What you have to do:
Can you print the data exactly and leave out each image?
[Begin Supplied material]
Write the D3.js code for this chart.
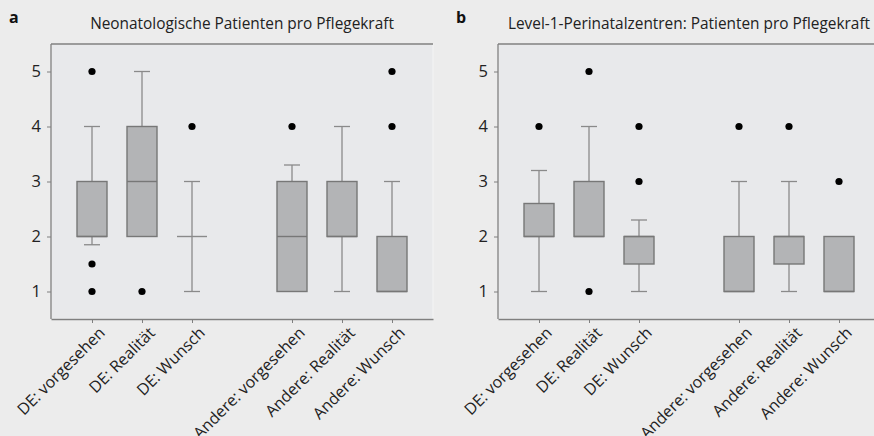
<!DOCTYPE html>
<html>
<head>
<meta charset="utf-8">
<script src="https://cdn.jsdelivr.net/npm/d3@7"></script>
<style>
  body { margin: 0; background: #ececec; }
  svg { display: block; font-family: "Open Sans", "Noto Sans", sans-serif; }
</style>
</head>
<body>
<script>
// categories (the empty slot "gap" separates the DE and Andere groups)
const categories = ["DE: vorgesehen", "DE: Realität", "DE: Wunsch", "gap",
  "Andere: vorgesehen", "Andere: Realität", "Andere: Wunsch"];
const labels = categories.filter(d => d !== "gap");
const yTicks = [1, 2, 3, 4, 5];

// panel a: Neonatologische Patienten pro Pflegekraft
const aQ1      = [2, 2, 2, 1, 2, 1];
const aMedian  = [2, 3, 2, 2, 2, 1];
const aQ3      = [3, 4, 2, 3, 3, 2];
const aLow     = [1.85, 2, 1, 1, 1, 1];
const aHigh    = [4, 5, 3, 3.3, 4, 3];
const aOut     = [[5, 1.5, 1], [1], [4], [4], [], [4, 5]];

// panel b: Level-1-Perinatalzentren
const bQ1      = [2, 2, 1.5, 1, 1.5, 1];
const bMedian  = [2, 2, 2, 1, 2, 1];
const bQ3      = [2.6, 3, 2, 2, 2, 2];
const bLow     = [1, 2, 1, 1, 1, 1];
const bHigh    = [3.2, 4, 2.3, 3, 3, 2];
const bOut     = [[4], [5, 1], [4, 3], [4], [4], [3]];

const W = 874, H = 436;
const svg = d3.select("body").append("svg").attr("width", W).attr("height", H);

function buildRows(q1, med, q3, lo, hi, out) {
  return labels.map((c, i) => ({ cat: c, q1: q1[i], med: med[i], q3: q3[i], lo: lo[i], hi: hi[i], out: out[i] }));
}

function drawPanel(left, letter, title, rows) {
  const top = 44, bottom = 319, pw = 382;
  const g = svg.append("g");

  const x = d3.scalePoint().domain(categories).range([left, left + pw]).padding(0.82);
  const y = d3.scaleLinear().domain([0.5, 5.5]).range([bottom, top]);

  g.append("rect")
    .attr("x", left).attr("y", top).attr("width", pw).attr("height", bottom - top)
    .attr("fill", "#e8e9eb").attr("stroke", "#f4f4f4").attr("stroke-width", 1);

  // frame top line
  g.append("line").attr("x1", left).attr("x2", left + pw).attr("y1", top).attr("y2", top)
    .attr("stroke", "#7f7f7f").attr("stroke-width", 1.3);

  const yAxis = g.append("g")
    .attr("transform", `translate(${left},0)`)
    .call(d3.axisLeft(y).tickValues(yTicks).tickSize(4).tickPadding(6).tickFormat(d3.format("d")));
  const xAxis = g.append("g")
    .attr("transform", `translate(0,${bottom})`)
    .call(d3.axisBottom(x).tickValues(labels).tickSize(4).tickSizeOuter(0).tickFormat(""));
  [yAxis, xAxis].forEach(a => {
    a.select(".domain").attr("stroke", "#7f7f7f").attr("stroke-width", 1.3);
    a.selectAll(".tick line").attr("stroke", "#7f7f7f");
  });
  yAxis.select(".domain").attr("d", `M0,${top}V${bottom}`);
  yAxis.selectAll(".tick text").attr("font-size", 16.5).attr("fill", "#222").attr("font-family", "'Open Sans', sans-serif");

  // rotated category labels
  g.selectAll("text.cat").data(labels).join("text")
    .attr("class", "cat")
    .attr("transform", d => `translate(${x(d) + 6},${bottom + 7}) rotate(-45)`)
    .attr("text-anchor", "end")
    .attr("dy", "0.7em")
    .attr("font-size", 16)
    .attr("fill", "#222")
    .text(d => d);

  const bw = 30, cw = 16;
  const box = g.selectAll("g.box").data(rows).join("g").attr("class", "box");

  box.append("line")
    .attr("x1", d => x(d.cat)).attr("x2", d => x(d.cat))
    .attr("y1", d => y(d.hi)).attr("y2", d => y(d.q3))
    .attr("stroke", "#8a8a8a").attr("stroke-width", 1.3);
  box.append("line")
    .attr("x1", d => x(d.cat)).attr("x2", d => x(d.cat))
    .attr("y1", d => y(d.q1)).attr("y2", d => y(d.lo))
    .attr("stroke", "#8a8a8a").attr("stroke-width", 1.3);
  // whisker caps
  box.filter(d => d.hi > d.q3).append("line")
    .attr("x1", d => x(d.cat) - cw / 2).attr("x2", d => x(d.cat) + cw / 2)
    .attr("y1", d => y(d.hi)).attr("y2", d => y(d.hi))
    .attr("stroke", "#8a8a8a").attr("stroke-width", 1.3);
  box.filter(d => d.lo < d.q1).append("line")
    .attr("x1", d => x(d.cat) - cw / 2).attr("x2", d => x(d.cat) + cw / 2)
    .attr("y1", d => y(d.lo)).attr("y2", d => y(d.lo))
    .attr("stroke", "#8a8a8a").attr("stroke-width", 1.3);

  box.filter(d => d.q3 > d.q1).append("rect")
    .attr("x", d => x(d.cat) - bw / 2).attr("width", bw)
    .attr("y", d => y(d.q3)).attr("height", d => y(d.q1) - y(d.q3))
    .attr("fill", "#b3b4b6").attr("stroke", "#777").attr("stroke-width", 1.4);
  box.append("line")
    .attr("x1", d => x(d.cat) - bw / 2).attr("x2", d => x(d.cat) + bw / 2)
    .attr("y1", d => y(d.med)).attr("y2", d => y(d.med))
    .attr("stroke", d => d.q3 > d.q1 ? "#777" : "#8a8a8a").attr("stroke-width", 1.4);

  box.selectAll("circle").data(d => d.out.map(v => ({ cat: d.cat, v }))).join("circle")
    .attr("cx", d => x(d.cat)).attr("cy", d => y(d.v)).attr("r", 3.6)
    .attr("fill", "#000");

  svg.append("text")
    .attr("x", left + pw / 2).attr("y", 29)
    .attr("text-anchor", "middle").attr("font-size", 15.4).attr("fill", "#222")
    .text(title);
  svg.append("text")
    .attr("x", left - 42).attr("y", 23)
    .attr("font-size", 16).attr("font-weight", "bold").attr("fill", "#111")
    .text(letter);
}

drawPanel(51, "a", "Neonatologische Patienten pro Pflegekraft",
  buildRows(aQ1, aMedian, aQ3, aLow, aHigh, aOut));
drawPanel(498, "b", "Level-1-Perinatalzentren: Patienten pro Pflegekraft",
  buildRows(bQ1, bMedian, bQ3, bLow, bHigh, bOut));
</script>
</body>
</html>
[End Supplied material]
The result:
Write the D3.js code for this chart.
<!DOCTYPE html>
<html>
<head>
<meta charset="utf-8">
<script src="https://cdn.jsdelivr.net/npm/d3@7"></script>
<style>
  body { margin: 0; background: #ececec; }
  svg { display: block; font-family: "Open Sans", "Noto Sans", sans-serif; }
</style>
</head>
<body>
<script>
// categories (the empty slot "gap" separates the DE and Andere groups)
const categories = ["DE: vorgesehen", "DE: Realität", "DE: Wunsch", "gap",
  "Andere: vorgesehen", "Andere: Realität", "Andere: Wunsch"];
const labels = categories.filter(d => d !== "gap");
const yTicks = [1, 2, 3, 4, 5];

// panel a: Neonatologische Patienten pro Pflegekraft
const aQ1      = [2, 2, 2, 1, 2, 1];
const aMedian  = [2, 3, 2, 2, 2, 1];
const aQ3      = [3, 4, 2, 3, 3, 2];
const aLow     = [1.85, 2, 1, 1, 1, 1];
const aHigh    = [4, 5, 3, 3.3, 4, 3];
const aOut     = [[5, 1.5, 1], [1], [4], [4], [], [4, 5]];

// panel b: Level-1-Perinatalzentren
const bQ1      = [2, 2, 1.5, 1, 1.5, 1];
const bMedian  = [2, 2, 2, 1, 2, 1];
const bQ3      = [2.6, 3, 2, 2, 2, 2];
const bLow     = [1, 2, 1, 1, 1, 1];
const bHigh    = [3.2, 4, 2.3, 3, 3, 2];
const bOut     = [[4], [5, 1], [4, 3], [4], [4], [3]];

const W = 874, H = 436;
const svg = d3.select("body").append("svg").attr("width", W).attr("height", H);

function buildRows(q1, med, q3, lo, hi, out) {
  return labels.map((c, i) => ({ cat: c, q1: q1[i], med: med[i], q3: q3[i], lo: lo[i], hi: hi[i], out: out[i] }));
}

function drawPanel(left, letter, title, rows) {
  const top = 44, bottom = 319, pw = 382;
  const g = svg.append("g");

  const x = d3.scalePoint().domain(categories).range([left, left + pw]).padding(0.82);
  const y = d3.scaleLinear().domain([0.5, 5.5]).range([bottom, top]);

  g.append("rect")
    .attr("x", left).attr("y", top).attr("width", pw).attr("height", bottom - top)
    .attr("fill", "#e8e9eb").attr("stroke", "#f4f4f4").attr("stroke-width", 1);

  // frame top line
  g.append("line").attr("x1", left).attr("x2", left + pw).attr("y1", top).attr("y2", top)
    .attr("stroke", "#7f7f7f").attr("stroke-width", 1.3);

  const yAxis = g.append("g")
    .attr("transform", `translate(${left},0)`)
    .call(d3.axisLeft(y).tickValues(yTicks).tickSize(4).tickPadding(6).tickFormat(d3.format("d")));
  const xAxis = g.append("g")
    .attr("transform", `translate(0,${bottom})`)
    .call(d3.axisBottom(x).tickValues(labels).tickSize(4).tickSizeOuter(0).tickFormat(""));
  [yAxis, xAxis].forEach(a => {
    a.select(".domain").attr("stroke", "#7f7f7f").attr("stroke-width", 1.3);
    a.selectAll(".tick line").attr("stroke", "#7f7f7f");
  });
  yAxis.select(".domain").attr("d", `M0,${top}V${bottom}`);
  yAxis.selectAll(".tick text").attr("font-size", 16.5).attr("fill", "#222").attr("font-family", "'Open Sans', sans-serif");

  // rotated category labels
  g.selectAll("text.cat").data(labels).join("text")
    .attr("class", "cat")
    .attr("transform", d => `translate(${x(d) + 6},${bottom + 7}) rotate(-45)`)
    .attr("text-anchor", "end")
    .attr("dy", "0.7em")
    .attr("font-size", 16)
    .attr("fill", "#222")
    .text(d => d);

  const bw = 30, cw = 16;
  const box = g.selectAll("g.box").data(rows).join("g").attr("class", "box");

  box.append("line")
    .attr("x1", d => x(d.cat)).attr("x2", d => x(d.cat))
    .attr("y1", d => y(d.hi)).attr("y2", d => y(d.q3))
    .attr("stroke", "#8a8a8a").attr("stroke-width", 1.3);
  box.append("line")
    .attr("x1", d => x(d.cat)).attr("x2", d => x(d.cat))
    .attr("y1", d => y(d.q1)).attr("y2", d => y(d.lo))
    .attr("stroke", "#8a8a8a").attr("stroke-width", 1.3);
  // whisker caps
  box.filter(d => d.hi > d.q3).append("line")
    .attr("x1", d => x(d.cat) - cw / 2).attr("x2", d => x(d.cat) + cw / 2)
    .attr("y1", d => y(d.hi)).attr("y2", d => y(d.hi))
    .attr("stroke", "#8a8a8a").attr("stroke-width", 1.3);
  box.filter(d => d.lo < d.q1).append("line")
    .attr("x1", d => x(d.cat) - cw / 2).attr("x2", d => x(d.cat) + cw / 2)
    .attr("y1", d => y(d.lo)).attr("y2", d => y(d.lo))
    .attr("stroke", "#8a8a8a").attr("stroke-width", 1.3);

  box.filter(d => d.q3 > d.q1).append("rect")
    .attr("x", d => x(d.cat) - bw / 2).attr("width", bw)
    .attr("y", d => y(d.q3)).attr("height", d => y(d.q1) - y(d.q3))
    .attr("fill", "#b3b4b6").attr("stroke", "#777").attr("stroke-width", 1.4);
  box.append("line")
    .attr("x1", d => x(d.cat) - bw / 2).attr("x2", d => x(d.cat) + bw / 2)
    .attr("y1", d => y(d.med)).attr("y2", d => y(d.med))
    .attr("stroke", d => d.q3 > d.q1 ? "#777" : "#8a8a8a").attr("stroke-width", 1.4);

  box.selectAll("circle").data(d => d.out.map(v => ({ cat: d.cat, v }))).join("circle")
    .attr("cx", d => x(d.cat)).attr("cy", d => y(d.v)).attr("r", 3.6)
    .attr("fill", "#000");

  svg.append("text")
    .attr("x", left + pw / 2).attr("y", 29)
    .attr("text-anchor", "middle").attr("font-size", 15.4).attr("fill", "#222")
    .text(title);
  svg.append("text")
    .attr("x", left - 42).attr("y", 23)
    .attr("font-size", 16).attr("font-weight", "bold").attr("fill", "#111")
    .text(letter);
}

drawPanel(51, "a", "Neonatologische Patienten pro Pflegekraft",
  buildRows(aQ1, aMedian, aQ3, aLow, aHigh, aOut));
drawPanel(498, "b", "Level-1-Perinatalzentren: Patienten pro Pflegekraft",
  buildRows(bQ1, bMedian, bQ3, bLow, bHigh, bOut));
</script>
</body>
</html>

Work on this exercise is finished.